4) I need to talk to other writers.  I have friends who write who I speak to, but we tend to get sidetracked with children and teaching and shoes.  I need to do the writer speak thing more often.  I am excited when I hear others speak of their processes, and I am happy to blab endlessly about how I write, too. 

5) If I'm not sending my writing out SOMEWHERE, it's not suiting it's full purpose.  Don't get me wrong, rejection is an integral part of being a writer, and it's a terrifying one.  I know that there are some pieces I write which will never see the light of day.  (A month after graduating Dickinson I wrote a short story called Cats and Guinness that I fully believed would be published in seconds and sadly still pouts in my binder of early writing with no magazines a' calling.)  But it's the trying, the preparation, the process that can't really be a process without that last stretch.   Otherwise writing becomes more of a selfish act, a pleasing myself and then stopping sort of act.  And for me, anyway, that's not ok.
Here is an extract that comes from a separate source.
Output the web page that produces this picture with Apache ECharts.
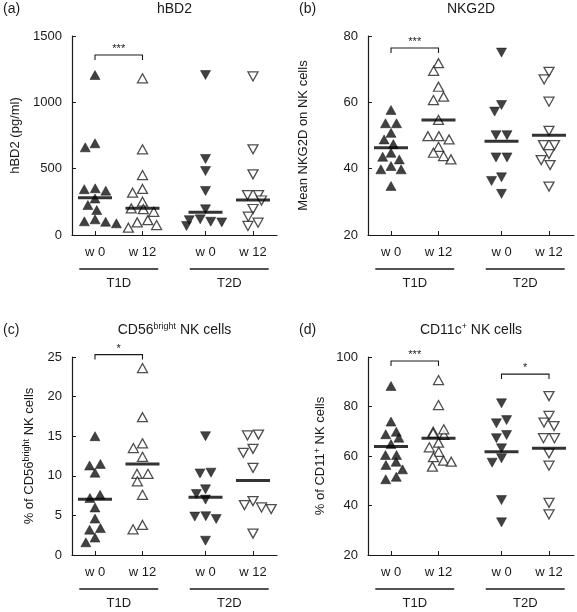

6) I WILL WRITE DOWN ALL OF MY GOOD IDEAS!  If it wouldn't have been obnoxious, I would have made that one a million and a half font because there are dozens of fabulous sentences and characters and bits that are lost forever because I simply refused to slow down and capture them.  I am not a surgeon up to my wrists in blood and a man's heart, I am not a pilot maneuvering an airplane above the clouds, and I am not a cowgirl engaged in a whiskey fueled gunfight.  Therefore I can stop whatever I'm doing and tap ideas into my phone or use the ridiculously bad ass fountain pen my husband bought me for Christmas to write things down.  No exceptions.  No excuses.

7) Last but not least, I will be grateful.  I get to be a writer.  Somewhere in my brain is an insidious spark to create things, and I am blown away that everyone doesn't want to write all the time.  Too often this past year I grumbled over minutia that wasn't that bad, or bad at all.  And those moments all stole from my general happiness of being and my writing.  Unacceptable, and I won't allow it in myself or those surrounding me this year. 

Of course there are a million other resolutions that would look fabulous on paper (or screen).  No more social networking.  Oh FB and Twitter, you time goblins!  Write every day between 4 a.m. and 6 a.m. because I'm just that committed.  I will go to sleep reading Hemingway rather than swooning over The Vampire Diaries.  But I'd rather these resolution be honest, be straightforward, the way I hope my writing ends up.  Have a beautiful new year all you beautiful writers.  Let's make it the absolute best we can, shall we?